[WHAT THE TASK REQUIRES]
Repeat the material below exactly, with no pictures.

####################

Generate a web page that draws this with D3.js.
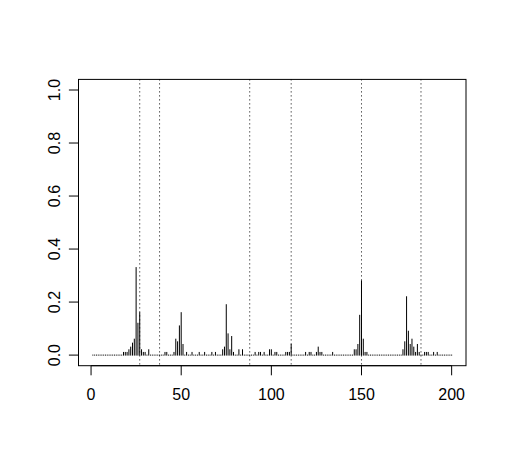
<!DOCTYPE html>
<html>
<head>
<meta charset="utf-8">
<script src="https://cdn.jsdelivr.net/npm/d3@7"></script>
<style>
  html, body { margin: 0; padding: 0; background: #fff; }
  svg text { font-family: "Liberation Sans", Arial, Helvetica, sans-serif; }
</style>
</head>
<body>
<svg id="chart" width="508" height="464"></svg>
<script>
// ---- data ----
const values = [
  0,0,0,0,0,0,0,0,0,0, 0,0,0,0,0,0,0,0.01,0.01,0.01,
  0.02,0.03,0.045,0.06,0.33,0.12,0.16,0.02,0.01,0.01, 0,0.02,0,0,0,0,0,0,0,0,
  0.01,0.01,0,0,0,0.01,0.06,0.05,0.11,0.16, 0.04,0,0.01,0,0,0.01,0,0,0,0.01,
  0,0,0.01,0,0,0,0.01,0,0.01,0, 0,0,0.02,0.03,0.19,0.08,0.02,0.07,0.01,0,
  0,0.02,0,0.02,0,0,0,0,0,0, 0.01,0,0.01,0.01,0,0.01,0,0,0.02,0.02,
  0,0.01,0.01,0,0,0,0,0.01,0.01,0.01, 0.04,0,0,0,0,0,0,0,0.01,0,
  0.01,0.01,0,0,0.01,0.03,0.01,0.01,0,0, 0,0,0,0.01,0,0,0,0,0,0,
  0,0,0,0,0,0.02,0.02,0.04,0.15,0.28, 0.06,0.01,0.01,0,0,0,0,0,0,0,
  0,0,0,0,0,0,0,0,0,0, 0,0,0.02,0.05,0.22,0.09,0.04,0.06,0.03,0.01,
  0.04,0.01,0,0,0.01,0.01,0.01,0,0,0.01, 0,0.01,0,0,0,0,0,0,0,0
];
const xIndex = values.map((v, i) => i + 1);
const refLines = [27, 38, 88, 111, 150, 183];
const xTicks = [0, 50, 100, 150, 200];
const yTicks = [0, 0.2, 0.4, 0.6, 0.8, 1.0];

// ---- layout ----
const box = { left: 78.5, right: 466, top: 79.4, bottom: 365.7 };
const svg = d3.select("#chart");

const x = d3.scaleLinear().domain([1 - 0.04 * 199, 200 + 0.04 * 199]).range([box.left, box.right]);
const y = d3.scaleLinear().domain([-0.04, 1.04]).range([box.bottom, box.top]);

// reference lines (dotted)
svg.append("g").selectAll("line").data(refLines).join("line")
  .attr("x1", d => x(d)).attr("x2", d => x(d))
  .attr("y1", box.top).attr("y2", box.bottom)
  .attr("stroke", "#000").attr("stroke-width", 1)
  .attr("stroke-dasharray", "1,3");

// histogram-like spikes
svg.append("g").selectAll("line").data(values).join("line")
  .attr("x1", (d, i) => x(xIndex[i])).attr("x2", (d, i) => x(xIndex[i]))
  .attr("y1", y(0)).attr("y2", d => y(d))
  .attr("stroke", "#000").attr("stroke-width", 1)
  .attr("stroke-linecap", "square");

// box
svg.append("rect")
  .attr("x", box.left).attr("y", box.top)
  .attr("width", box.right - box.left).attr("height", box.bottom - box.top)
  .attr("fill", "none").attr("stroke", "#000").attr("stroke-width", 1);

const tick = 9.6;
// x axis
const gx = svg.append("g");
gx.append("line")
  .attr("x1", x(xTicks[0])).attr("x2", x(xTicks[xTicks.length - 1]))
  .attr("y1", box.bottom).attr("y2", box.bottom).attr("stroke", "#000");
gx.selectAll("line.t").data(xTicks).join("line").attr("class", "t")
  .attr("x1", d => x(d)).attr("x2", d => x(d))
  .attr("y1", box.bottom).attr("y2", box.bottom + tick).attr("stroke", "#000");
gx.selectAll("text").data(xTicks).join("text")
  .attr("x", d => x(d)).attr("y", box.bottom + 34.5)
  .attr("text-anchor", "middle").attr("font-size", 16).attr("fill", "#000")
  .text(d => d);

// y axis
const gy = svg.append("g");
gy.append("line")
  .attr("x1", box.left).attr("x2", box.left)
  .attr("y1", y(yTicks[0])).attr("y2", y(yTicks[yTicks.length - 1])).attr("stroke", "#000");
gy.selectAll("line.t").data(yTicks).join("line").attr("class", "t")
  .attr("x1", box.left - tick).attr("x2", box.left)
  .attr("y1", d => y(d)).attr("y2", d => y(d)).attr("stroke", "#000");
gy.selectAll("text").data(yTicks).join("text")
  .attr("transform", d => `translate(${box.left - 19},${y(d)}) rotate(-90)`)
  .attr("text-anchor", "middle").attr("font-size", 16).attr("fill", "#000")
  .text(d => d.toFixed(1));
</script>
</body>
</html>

####################

[FINISHED TASK]
Generate a web page that draws this with D3.js.
<!DOCTYPE html>
<html>
<head>
<meta charset="utf-8">
<script src="https://cdn.jsdelivr.net/npm/d3@7"></script>
<style>
  html, body { margin: 0; padding: 0; background: #fff; }
  svg text { font-family: "Liberation Sans", Arial, Helvetica, sans-serif; }
</style>
</head>
<body>
<svg id="chart" width="508" height="464"></svg>
<script>
// ---- data ----
const values = [
  0,0,0,0,0,0,0,0,0,0, 0,0,0,0,0,0,0,0.01,0.01,0.01,
  0.02,0.03,0.045,0.06,0.33,0.12,0.16,0.02,0.01,0.01, 0,0.02,0,0,0,0,0,0,0,0,
  0.01,0.01,0,0,0,0.01,0.06,0.05,0.11,0.16, 0.04,0,0.01,0,0,0.01,0,0,0,0.01,
  0,0,0.01,0,0,0,0.01,0,0.01,0, 0,0,0.02,0.03,0.19,0.08,0.02,0.07,0.01,0,
  0,0.02,0,0.02,0,0,0,0,0,0, 0.01,0,0.01,0.01,0,0.01,0,0,0.02,0.02,
  0,0.01,0.01,0,0,0,0,0.01,0.01,0.01, 0.04,0,0,0,0,0,0,0,0.01,0,
  0.01,0.01,0,0,0.01,0.03,0.01,0.01,0,0, 0,0,0,0.01,0,0,0,0,0,0,
  0,0,0,0,0,0.02,0.02,0.04,0.15,0.28, 0.06,0.01,0.01,0,0,0,0,0,0,0,
  0,0,0,0,0,0,0,0,0,0, 0,0,0.02,0.05,0.22,0.09,0.04,0.06,0.03,0.01,
  0.04,0.01,0,0,0.01,0.01,0.01,0,0,0.01, 0,0.01,0,0,0,0,0,0,0,0
];
const xIndex = values.map((v, i) => i + 1);
const refLines = [27, 38, 88, 111, 150, 183];
const xTicks = [0, 50, 100, 150, 200];
const yTicks = [0, 0.2, 0.4, 0.6, 0.8, 1.0];

// ---- layout ----
const box = { left: 78.5, right: 466, top: 79.4, bottom: 365.7 };
const svg = d3.select("#chart");

const x = d3.scaleLinear().domain([1 - 0.04 * 199, 200 + 0.04 * 199]).range([box.left, box.right]);
const y = d3.scaleLinear().domain([-0.04, 1.04]).range([box.bottom, box.top]);

// reference lines (dotted)
svg.append("g").selectAll("line").data(refLines).join("line")
  .attr("x1", d => x(d)).attr("x2", d => x(d))
  .attr("y1", box.top).attr("y2", box.bottom)
  .attr("stroke", "#000").attr("stroke-width", 1)
  .attr("stroke-dasharray", "1,3");

// histogram-like spikes
svg.append("g").selectAll("line").data(values).join("line")
  .attr("x1", (d, i) => x(xIndex[i])).attr("x2", (d, i) => x(xIndex[i]))
  .attr("y1", y(0)).attr("y2", d => y(d))
  .attr("stroke", "#000").attr("stroke-width", 1)
  .attr("stroke-linecap", "square");

// box
svg.append("rect")
  .attr("x", box.left).attr("y", box.top)
  .attr("width", box.right - box.left).attr("height", box.bottom - box.top)
  .attr("fill", "none").attr("stroke", "#000").attr("stroke-width", 1);

const tick = 9.6;
// x axis
const gx = svg.append("g");
gx.append("line")
  .attr("x1", x(xTicks[0])).attr("x2", x(xTicks[xTicks.length - 1]))
  .attr("y1", box.bottom).attr("y2", box.bottom).attr("stroke", "#000");
gx.selectAll("line.t").data(xTicks).join("line").attr("class", "t")
  .attr("x1", d => x(d)).attr("x2", d => x(d))
  .attr("y1", box.bottom).attr("y2", box.bottom + tick).attr("stroke", "#000");
gx.selectAll("text").data(xTicks).join("text")
  .attr("x", d => x(d)).attr("y", box.bottom + 34.5)
  .attr("text-anchor", "middle").attr("font-size", 16).attr("fill", "#000")
  .text(d => d);

// y axis
const gy = svg.append("g");
gy.append("line")
  .attr("x1", box.left).attr("x2", box.left)
  .attr("y1", y(yTicks[0])).attr("y2", y(yTicks[yTicks.length - 1])).attr("stroke", "#000");
gy.selectAll("line.t").data(yTicks).join("line").attr("class", "t")
  .attr("x1", box.left - tick).attr("x2", box.left)
  .attr("y1", d => y(d)).attr("y2", d => y(d)).attr("stroke", "#000");
gy.selectAll("text").data(yTicks).join("text")
  .attr("transform", d => `translate(${box.left - 19},${y(d)}) rotate(-90)`)
  .attr("text-anchor", "middle").attr("font-size", 16).attr("fill", "#000")
  .text(d => d.toFixed(1));
</script>
</body>
</html>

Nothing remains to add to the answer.